## GIVEN INSTRUCTION
Leave out the pictures, and retype only the lines from the beginning of the material through the line that contains "width=3.5pt, color=dotblue, dash", including both.

##### INFORMATION PROVIDED

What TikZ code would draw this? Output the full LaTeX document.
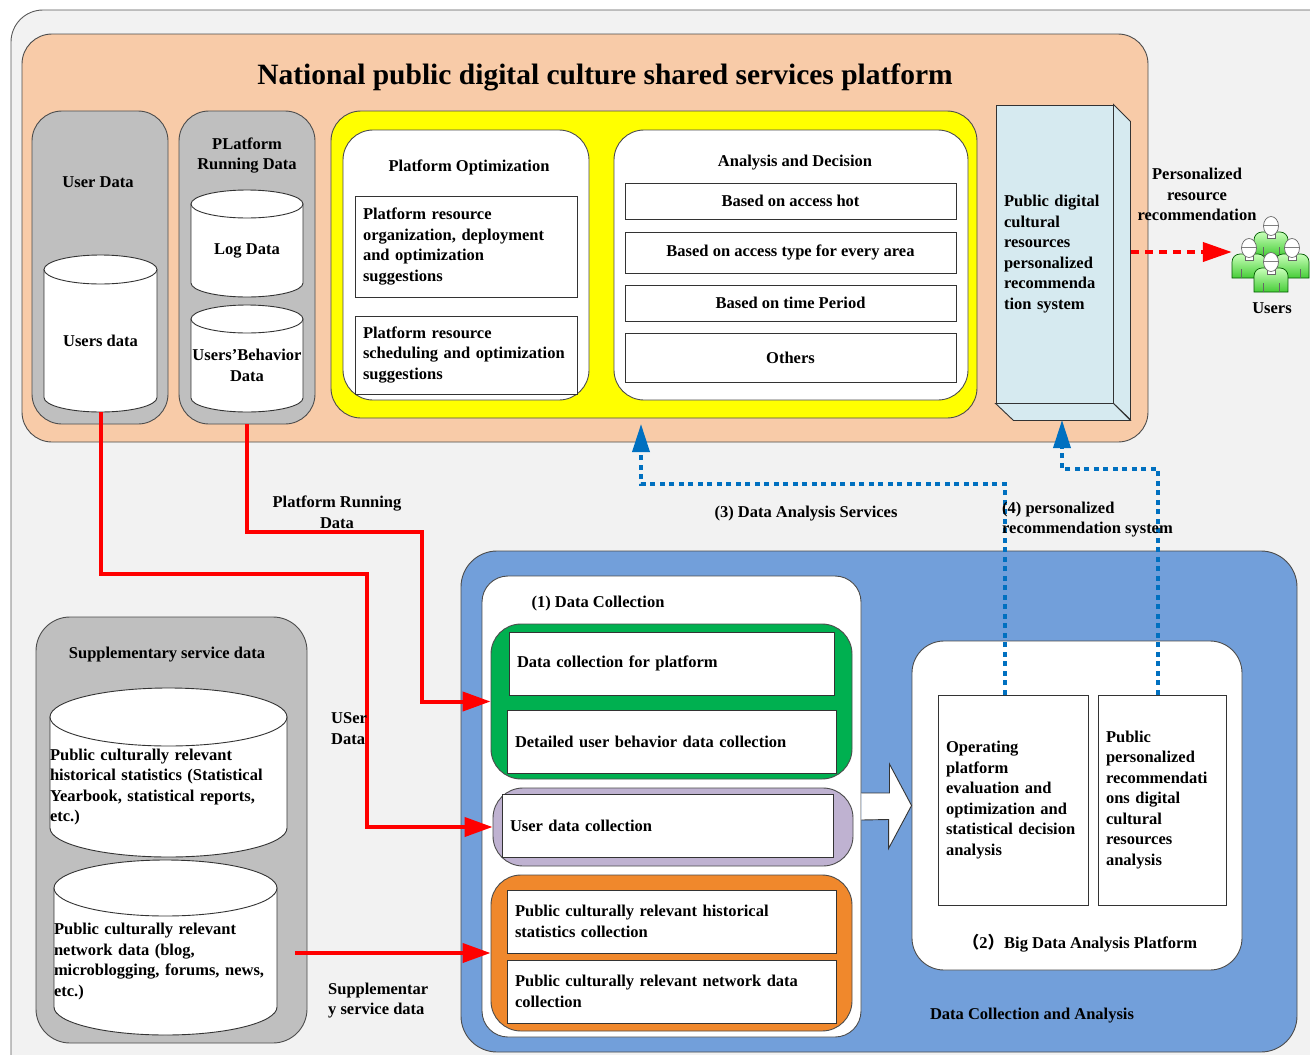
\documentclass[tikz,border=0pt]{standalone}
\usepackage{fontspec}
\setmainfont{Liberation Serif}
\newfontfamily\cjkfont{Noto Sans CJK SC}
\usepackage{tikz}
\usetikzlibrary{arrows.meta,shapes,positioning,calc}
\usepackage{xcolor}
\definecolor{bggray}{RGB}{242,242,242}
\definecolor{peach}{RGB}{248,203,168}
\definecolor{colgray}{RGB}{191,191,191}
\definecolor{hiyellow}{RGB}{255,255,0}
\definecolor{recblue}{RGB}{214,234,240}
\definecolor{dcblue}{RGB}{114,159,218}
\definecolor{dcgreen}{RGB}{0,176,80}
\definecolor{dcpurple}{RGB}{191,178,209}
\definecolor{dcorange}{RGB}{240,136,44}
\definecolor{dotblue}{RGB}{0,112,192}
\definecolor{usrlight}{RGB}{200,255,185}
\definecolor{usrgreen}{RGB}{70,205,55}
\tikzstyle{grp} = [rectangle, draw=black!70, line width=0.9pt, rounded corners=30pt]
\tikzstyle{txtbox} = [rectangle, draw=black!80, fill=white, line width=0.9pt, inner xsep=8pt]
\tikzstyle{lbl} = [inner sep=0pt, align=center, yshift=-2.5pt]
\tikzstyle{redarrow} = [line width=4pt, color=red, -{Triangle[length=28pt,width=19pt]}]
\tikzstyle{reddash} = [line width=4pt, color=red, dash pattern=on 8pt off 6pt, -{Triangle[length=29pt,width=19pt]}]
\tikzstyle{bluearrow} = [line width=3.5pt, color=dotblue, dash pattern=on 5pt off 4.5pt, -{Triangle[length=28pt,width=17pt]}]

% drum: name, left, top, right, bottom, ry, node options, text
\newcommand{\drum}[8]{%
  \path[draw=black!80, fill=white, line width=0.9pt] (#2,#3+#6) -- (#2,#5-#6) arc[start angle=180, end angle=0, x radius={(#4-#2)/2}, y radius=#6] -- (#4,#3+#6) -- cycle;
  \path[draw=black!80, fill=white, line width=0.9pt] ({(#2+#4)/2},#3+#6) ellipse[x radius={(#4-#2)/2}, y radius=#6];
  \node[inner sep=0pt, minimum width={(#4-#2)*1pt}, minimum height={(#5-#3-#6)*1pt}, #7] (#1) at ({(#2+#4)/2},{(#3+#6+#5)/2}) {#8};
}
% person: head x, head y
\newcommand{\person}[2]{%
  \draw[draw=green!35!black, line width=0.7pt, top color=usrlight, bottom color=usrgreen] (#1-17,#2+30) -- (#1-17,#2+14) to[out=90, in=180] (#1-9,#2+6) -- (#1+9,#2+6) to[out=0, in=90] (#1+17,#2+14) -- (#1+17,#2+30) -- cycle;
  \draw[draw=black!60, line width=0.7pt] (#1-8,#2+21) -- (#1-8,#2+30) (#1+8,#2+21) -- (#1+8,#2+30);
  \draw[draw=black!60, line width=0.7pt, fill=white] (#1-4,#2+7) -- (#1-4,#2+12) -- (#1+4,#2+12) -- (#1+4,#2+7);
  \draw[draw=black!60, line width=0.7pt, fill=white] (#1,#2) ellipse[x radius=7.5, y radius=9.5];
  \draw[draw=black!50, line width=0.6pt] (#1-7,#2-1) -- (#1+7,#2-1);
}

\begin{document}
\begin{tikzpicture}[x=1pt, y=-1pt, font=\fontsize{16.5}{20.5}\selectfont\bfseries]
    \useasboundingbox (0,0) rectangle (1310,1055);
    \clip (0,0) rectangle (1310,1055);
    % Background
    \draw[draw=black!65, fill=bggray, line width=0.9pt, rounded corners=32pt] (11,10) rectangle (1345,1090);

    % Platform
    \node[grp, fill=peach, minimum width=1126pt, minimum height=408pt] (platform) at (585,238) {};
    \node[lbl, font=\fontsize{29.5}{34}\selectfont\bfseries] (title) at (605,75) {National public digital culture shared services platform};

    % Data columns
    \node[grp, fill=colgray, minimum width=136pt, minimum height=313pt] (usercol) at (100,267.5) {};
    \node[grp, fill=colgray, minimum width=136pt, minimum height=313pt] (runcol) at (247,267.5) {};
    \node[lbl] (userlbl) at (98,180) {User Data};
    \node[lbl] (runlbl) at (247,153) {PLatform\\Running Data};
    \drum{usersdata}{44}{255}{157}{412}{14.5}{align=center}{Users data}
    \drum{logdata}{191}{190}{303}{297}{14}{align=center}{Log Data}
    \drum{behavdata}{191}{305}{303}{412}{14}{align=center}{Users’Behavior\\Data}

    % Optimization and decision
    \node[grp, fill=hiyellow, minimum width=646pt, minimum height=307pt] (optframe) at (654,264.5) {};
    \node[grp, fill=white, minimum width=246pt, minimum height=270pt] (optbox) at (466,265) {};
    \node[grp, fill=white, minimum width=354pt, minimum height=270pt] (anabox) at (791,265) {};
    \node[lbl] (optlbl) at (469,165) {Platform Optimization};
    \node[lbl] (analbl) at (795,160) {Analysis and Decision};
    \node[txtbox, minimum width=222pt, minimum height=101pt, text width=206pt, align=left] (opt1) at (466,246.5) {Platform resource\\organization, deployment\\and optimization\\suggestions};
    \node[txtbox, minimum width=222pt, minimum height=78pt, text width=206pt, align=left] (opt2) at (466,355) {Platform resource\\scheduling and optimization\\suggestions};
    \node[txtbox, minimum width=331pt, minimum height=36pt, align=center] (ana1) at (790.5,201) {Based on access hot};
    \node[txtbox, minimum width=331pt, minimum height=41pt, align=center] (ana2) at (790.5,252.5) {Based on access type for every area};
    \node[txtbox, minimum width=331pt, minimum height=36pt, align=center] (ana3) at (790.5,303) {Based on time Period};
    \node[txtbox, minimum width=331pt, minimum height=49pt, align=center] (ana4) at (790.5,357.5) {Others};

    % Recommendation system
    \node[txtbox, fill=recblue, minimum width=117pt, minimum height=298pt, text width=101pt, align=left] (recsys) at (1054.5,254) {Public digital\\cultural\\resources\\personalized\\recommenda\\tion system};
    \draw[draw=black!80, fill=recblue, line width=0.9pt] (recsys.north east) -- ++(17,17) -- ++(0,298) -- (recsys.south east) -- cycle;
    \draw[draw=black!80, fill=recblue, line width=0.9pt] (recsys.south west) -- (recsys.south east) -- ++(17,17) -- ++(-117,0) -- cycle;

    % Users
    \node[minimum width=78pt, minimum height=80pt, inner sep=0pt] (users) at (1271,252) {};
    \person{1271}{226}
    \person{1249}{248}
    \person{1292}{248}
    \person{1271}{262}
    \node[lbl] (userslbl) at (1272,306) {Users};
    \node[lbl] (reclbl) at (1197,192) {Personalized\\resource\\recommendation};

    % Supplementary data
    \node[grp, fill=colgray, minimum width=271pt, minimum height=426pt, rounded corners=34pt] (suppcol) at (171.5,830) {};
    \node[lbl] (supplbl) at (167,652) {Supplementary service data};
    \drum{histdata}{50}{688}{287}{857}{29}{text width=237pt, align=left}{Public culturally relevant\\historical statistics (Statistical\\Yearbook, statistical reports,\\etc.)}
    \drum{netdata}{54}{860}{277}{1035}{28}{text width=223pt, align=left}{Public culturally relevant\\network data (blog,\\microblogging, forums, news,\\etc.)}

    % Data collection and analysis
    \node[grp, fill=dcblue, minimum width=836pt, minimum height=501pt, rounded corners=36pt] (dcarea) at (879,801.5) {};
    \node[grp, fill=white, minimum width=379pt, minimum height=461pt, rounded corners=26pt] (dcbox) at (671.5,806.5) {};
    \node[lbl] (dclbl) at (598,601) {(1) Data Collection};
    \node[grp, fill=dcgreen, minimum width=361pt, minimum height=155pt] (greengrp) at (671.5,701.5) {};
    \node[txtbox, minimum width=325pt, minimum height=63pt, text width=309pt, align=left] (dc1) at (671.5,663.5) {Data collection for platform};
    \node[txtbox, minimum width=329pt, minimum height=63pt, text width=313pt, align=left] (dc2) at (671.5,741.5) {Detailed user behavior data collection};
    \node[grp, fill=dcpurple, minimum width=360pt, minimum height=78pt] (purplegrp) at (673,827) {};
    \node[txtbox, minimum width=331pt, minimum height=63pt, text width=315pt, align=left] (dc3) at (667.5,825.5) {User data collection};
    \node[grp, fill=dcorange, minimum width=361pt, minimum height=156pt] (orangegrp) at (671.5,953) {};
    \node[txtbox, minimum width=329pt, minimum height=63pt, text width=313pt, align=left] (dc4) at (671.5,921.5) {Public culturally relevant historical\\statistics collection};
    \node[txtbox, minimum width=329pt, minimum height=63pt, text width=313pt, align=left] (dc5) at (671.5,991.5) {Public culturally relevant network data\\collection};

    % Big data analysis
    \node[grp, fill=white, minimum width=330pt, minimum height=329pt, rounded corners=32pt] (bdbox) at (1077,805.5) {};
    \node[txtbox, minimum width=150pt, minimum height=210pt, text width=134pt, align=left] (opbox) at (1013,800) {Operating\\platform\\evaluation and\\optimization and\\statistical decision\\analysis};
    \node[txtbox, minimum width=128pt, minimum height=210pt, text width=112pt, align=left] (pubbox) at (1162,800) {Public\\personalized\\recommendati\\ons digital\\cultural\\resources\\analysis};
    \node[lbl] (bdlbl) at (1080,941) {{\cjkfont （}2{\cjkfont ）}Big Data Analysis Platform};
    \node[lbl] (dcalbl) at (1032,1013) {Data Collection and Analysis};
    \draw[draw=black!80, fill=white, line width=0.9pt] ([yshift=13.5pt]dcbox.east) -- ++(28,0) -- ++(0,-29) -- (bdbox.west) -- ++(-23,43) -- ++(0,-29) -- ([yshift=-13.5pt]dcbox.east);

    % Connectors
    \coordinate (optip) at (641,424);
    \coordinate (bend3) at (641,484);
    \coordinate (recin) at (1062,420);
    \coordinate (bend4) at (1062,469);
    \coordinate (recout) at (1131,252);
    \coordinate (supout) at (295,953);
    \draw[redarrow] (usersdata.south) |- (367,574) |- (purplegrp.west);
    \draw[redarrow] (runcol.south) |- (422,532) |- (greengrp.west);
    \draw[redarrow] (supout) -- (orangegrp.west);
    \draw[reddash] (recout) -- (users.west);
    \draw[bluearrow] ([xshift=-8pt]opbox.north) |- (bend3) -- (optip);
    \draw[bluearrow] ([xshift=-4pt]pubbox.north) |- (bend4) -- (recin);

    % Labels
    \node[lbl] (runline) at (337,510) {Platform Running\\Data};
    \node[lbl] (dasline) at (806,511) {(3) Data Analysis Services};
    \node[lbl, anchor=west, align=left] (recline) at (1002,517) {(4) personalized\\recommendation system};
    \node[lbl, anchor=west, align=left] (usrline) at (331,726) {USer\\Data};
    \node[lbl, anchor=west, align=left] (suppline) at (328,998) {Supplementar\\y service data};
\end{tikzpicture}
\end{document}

##########

## EXERCISE OUTPUT
What TikZ code would draw this? Output the full LaTeX document.
\documentclass[tikz,border=0pt]{standalone}
\usepackage{fontspec}
\setmainfont{Liberation Serif}
\newfontfamily\cjkfont{Noto Sans CJK SC}
\usepackage{tikz}
\usetikzlibrary{arrows.meta,shapes,positioning,calc}
\usepackage{xcolor}
\definecolor{bggray}{RGB}{242,242,242}
\definecolor{peach}{RGB}{248,203,168}
\definecolor{colgray}{RGB}{191,191,191}
\definecolor{hiyellow}{RGB}{255,255,0}
\definecolor{recblue}{RGB}{214,234,240}
\definecolor{dcblue}{RGB}{114,159,218}
\definecolor{dcgreen}{RGB}{0,176,80}
\definecolor{dcpurple}{RGB}{191,178,209}
\definecolor{dcorange}{RGB}{240,136,44}
\definecolor{dotblue}{RGB}{0,112,192}
\definecolor{usrlight}{RGB}{200,255,185}
\definecolor{usrgreen}{RGB}{70,205,55}
\tikzstyle{grp} = [rectangle, draw=black!70, line width=0.9pt, rounded corners=30pt]
\tikzstyle{txtbox} = [rectangle, draw=black!80, fill=white, line width=0.9pt, inner xsep=8pt]
\tikzstyle{lbl} = [inner sep=0pt, align=center, yshift=-2.5pt]
\tikzstyle{redarrow} = [line width=4pt, color=red, -{Triangle[length=28pt,width=19pt]}]
\tikzstyle{reddash} = [line width=4pt, color=red, dash pattern=on 8pt off 6pt, -{Triangle[length=29pt,width=19pt]}]
\tikzstyle{bluearrow} = [line width=3.5pt, color=dotblue, dash pattern=on 5pt off 4.5pt, -{Triangle[length=28pt,width=17pt]}]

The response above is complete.